DIRECTION: Set the listing down unchanged, minus every embedded image.

··· INFORMATION SUPPLIED ···

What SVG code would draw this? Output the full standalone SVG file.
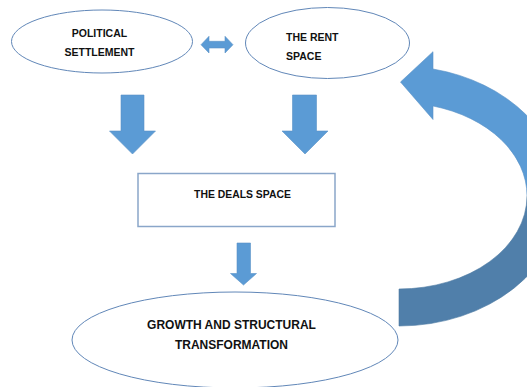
<svg xmlns="http://www.w3.org/2000/svg" width="527" height="387" viewBox="0 0 527 387">
  <style>
    .shape { fill: #ffffff; stroke: #6187b8; stroke-width: 1; }
    .box { fill: #ffffff; stroke: #8aa6c9; stroke-width: 1.5; }
    .arrow { fill: #5b9bd5; stroke: #5a92c6; stroke-width: 0.6; }
    .arrow-dark { fill: #507faa; stroke: #4d7aa3; stroke-width: 0.6; }
    .label { font-family: "Liberation Sans", Arial, sans-serif; font-weight: bold; fill: #111111; }
  </style>
  <rect width="527" height="387" fill="#ffffff"/>

  <!-- nodes -->
  <g id="political-settlement">
    <ellipse class="shape" cx="102" cy="41.5" rx="90.5" ry="31.5"/>
    <text class="label" font-size="10.5" text-anchor="middle" x="99.5" y="37">POLITICAL</text>
    <text class="label" font-size="10.5" text-anchor="middle" x="99.5" y="56">SETTLEMENT</text>
  </g>

  <g id="rent-space">
    <ellipse class="shape" cx="327.5" cy="43" rx="82" ry="35.5"/>
    <text class="label" font-size="10.5" x="286" y="41">THE RENT</text>
    <text class="label" font-size="10.5" x="286" y="60">SPACE</text>
  </g>

  <g id="deals-space">
    <rect class="box" x="138" y="173.5" width="197" height="53"/>
    <text class="label" font-size="10.4" text-anchor="middle" x="242.5" y="198">THE DEALS SPACE</text>
  </g>

  <g id="growth">
    <ellipse class="shape" cx="235" cy="340" rx="163" ry="48"/>
    <text class="label" font-size="12" text-anchor="middle" x="231.5" y="329">GROWTH AND STRUCTURAL</text>
    <text class="label" font-size="12" text-anchor="middle" x="231.5" y="349">TRANSFORMATION</text>
  </g>

  <!-- connectors -->
  <g id="connectors">
    <!-- two-way link between the top nodes -->
    <path class="arrow" d="M201,44.7 L209,36.3 L209,41.3 L225,41.3 L225,36.3 L233,44.7 L225,53 L225,48 L209,48 L209,53 Z"/>
    <!-- downward block arrows -->
    <path class="arrow" d="M121,95 L144,95 L144,131 L155.5,131 L132.5,154 L109.5,131 L121,131 Z"/>
    <path class="arrow" d="M292.5,95 L316.5,95 L316.5,131 L328,131 L305,154 L282,131 L292.5,131 Z"/>
    <path class="arrow" d="M237,243 L250.5,243 L250.5,273.5 L256.5,273.5 L243.5,285 L230.5,273.5 L237,273.5 Z"/>
    <!-- feedback loop: curved arrow back up to the rent space -->
    <path class="arrow-dark" d="M562,196 A163,130 0 0 1 399,326 L399,289 A128,93 0 0 0 527,196 Z"/>
    <path class="arrow" d="M433,69 A163,130 0 0 1 562,196 L527,196 A128,93 0 0 0 433,106 L433,119.5 L400.5,82 L433,51.7 Z"/>
  </g>
</svg>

···

THE COMPLETED TASK:
What SVG code would draw this? Output the full standalone SVG file.
<svg xmlns="http://www.w3.org/2000/svg" width="527" height="387" viewBox="0 0 527 387">
  <style>
    .shape { fill: #ffffff; stroke: #6187b8; stroke-width: 1; }
    .box { fill: #ffffff; stroke: #8aa6c9; stroke-width: 1.5; }
    .arrow { fill: #5b9bd5; stroke: #5a92c6; stroke-width: 0.6; }
    .arrow-dark { fill: #507faa; stroke: #4d7aa3; stroke-width: 0.6; }
    .label { font-family: "Liberation Sans", Arial, sans-serif; font-weight: bold; fill: #111111; }
  </style>
  <rect width="527" height="387" fill="#ffffff"/>

  <!-- nodes -->
  <g id="political-settlement">
    <ellipse class="shape" cx="102" cy="41.5" rx="90.5" ry="31.5"/>
    <text class="label" font-size="10.5" text-anchor="middle" x="99.5" y="37">POLITICAL</text>
    <text class="label" font-size="10.5" text-anchor="middle" x="99.5" y="56">SETTLEMENT</text>
  </g>

  <g id="rent-space">
    <ellipse class="shape" cx="327.5" cy="43" rx="82" ry="35.5"/>
    <text class="label" font-size="10.5" x="286" y="41">THE RENT</text>
    <text class="label" font-size="10.5" x="286" y="60">SPACE</text>
  </g>

  <g id="deals-space">
    <rect class="box" x="138" y="173.5" width="197" height="53"/>
    <text class="label" font-size="10.4" text-anchor="middle" x="242.5" y="198">THE DEALS SPACE</text>
  </g>

  <g id="growth">
    <ellipse class="shape" cx="235" cy="340" rx="163" ry="48"/>
    <text class="label" font-size="12" text-anchor="middle" x="231.5" y="329">GROWTH AND STRUCTURAL</text>
    <text class="label" font-size="12" text-anchor="middle" x="231.5" y="349">TRANSFORMATION</text>
  </g>

  <!-- connectors -->
  <g id="connectors">
    <!-- two-way link between the top nodes -->
    <path class="arrow" d="M201,44.7 L209,36.3 L209,41.3 L225,41.3 L225,36.3 L233,44.7 L225,53 L225,48 L209,48 L209,53 Z"/>
    <!-- downward block arrows -->
    <path class="arrow" d="M121,95 L144,95 L144,131 L155.5,131 L132.5,154 L109.5,131 L121,131 Z"/>
    <path class="arrow" d="M292.5,95 L316.5,95 L316.5,131 L328,131 L305,154 L282,131 L292.5,131 Z"/>
    <path class="arrow" d="M237,243 L250.5,243 L250.5,273.5 L256.5,273.5 L243.5,285 L230.5,273.5 L237,273.5 Z"/>
    <!-- feedback loop: curved arrow back up to the rent space -->
    <path class="arrow-dark" d="M562,196 A163,130 0 0 1 399,326 L399,289 A128,93 0 0 0 527,196 Z"/>
    <path class="arrow" d="M433,69 A163,130 0 0 1 562,196 L527,196 A128,93 0 0 0 433,106 L433,119.5 L400.5,82 L433,51.7 Z"/>
  </g>
</svg>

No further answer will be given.